-- start of SUPPLIED DATA --
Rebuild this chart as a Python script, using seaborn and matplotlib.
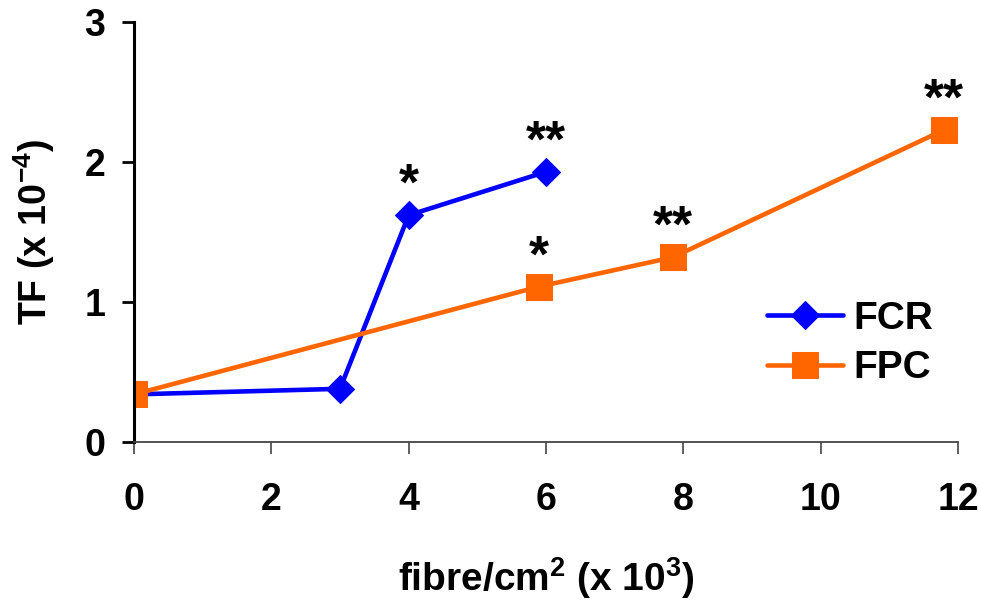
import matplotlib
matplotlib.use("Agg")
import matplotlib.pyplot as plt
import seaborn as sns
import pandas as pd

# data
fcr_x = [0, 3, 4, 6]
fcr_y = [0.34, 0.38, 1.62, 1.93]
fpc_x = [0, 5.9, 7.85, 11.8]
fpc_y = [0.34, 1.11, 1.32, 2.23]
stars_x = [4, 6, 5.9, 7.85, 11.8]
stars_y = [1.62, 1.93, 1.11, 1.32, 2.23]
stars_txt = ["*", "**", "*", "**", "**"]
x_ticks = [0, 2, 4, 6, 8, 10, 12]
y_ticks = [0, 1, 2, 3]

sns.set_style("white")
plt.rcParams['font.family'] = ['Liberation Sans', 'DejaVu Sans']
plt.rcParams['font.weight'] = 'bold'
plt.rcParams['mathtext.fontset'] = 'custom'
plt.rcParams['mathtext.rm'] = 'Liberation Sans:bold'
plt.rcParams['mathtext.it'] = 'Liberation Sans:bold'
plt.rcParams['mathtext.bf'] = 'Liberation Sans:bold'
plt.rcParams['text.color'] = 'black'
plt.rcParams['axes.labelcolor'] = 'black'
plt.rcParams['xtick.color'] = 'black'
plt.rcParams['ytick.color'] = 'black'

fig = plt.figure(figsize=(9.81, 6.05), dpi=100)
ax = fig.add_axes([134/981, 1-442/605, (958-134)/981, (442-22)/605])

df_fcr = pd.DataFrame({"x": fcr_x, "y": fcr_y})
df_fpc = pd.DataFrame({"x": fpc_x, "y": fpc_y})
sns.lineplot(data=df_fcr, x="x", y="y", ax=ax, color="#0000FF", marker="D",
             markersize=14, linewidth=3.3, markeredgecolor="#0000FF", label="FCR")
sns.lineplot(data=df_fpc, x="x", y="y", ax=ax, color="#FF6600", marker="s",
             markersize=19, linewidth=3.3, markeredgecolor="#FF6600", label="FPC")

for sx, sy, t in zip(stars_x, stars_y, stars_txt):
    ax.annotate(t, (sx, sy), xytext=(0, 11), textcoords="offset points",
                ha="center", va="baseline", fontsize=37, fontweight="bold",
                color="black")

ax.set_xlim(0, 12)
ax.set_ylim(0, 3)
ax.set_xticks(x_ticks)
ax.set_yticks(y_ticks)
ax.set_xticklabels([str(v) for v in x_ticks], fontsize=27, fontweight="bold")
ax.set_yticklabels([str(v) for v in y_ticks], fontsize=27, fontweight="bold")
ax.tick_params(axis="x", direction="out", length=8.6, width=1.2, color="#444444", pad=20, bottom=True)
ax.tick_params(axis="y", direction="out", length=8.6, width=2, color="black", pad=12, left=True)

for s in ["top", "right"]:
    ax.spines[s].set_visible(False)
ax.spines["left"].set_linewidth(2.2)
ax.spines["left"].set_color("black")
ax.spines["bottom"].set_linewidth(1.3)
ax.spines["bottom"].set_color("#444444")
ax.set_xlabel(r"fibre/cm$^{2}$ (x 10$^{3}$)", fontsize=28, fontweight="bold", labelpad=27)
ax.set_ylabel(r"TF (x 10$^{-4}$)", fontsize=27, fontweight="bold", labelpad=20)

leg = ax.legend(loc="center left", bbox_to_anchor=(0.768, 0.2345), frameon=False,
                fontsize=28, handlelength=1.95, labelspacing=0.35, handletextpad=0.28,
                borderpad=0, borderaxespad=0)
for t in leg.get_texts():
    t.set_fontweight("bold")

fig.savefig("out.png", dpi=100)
-- end of SUPPLIED DATA --
WHAT YOU NEED TO DO: Copy all lines in the listing above where the string "matplotlib" appears.

RESPONSE FOR THIS EXERCISE:
Rebuild this chart as a Python script, using seaborn and matplotlib.
import matplotlib
matplotlib.use("Agg")
import matplotlib.pyplot as plt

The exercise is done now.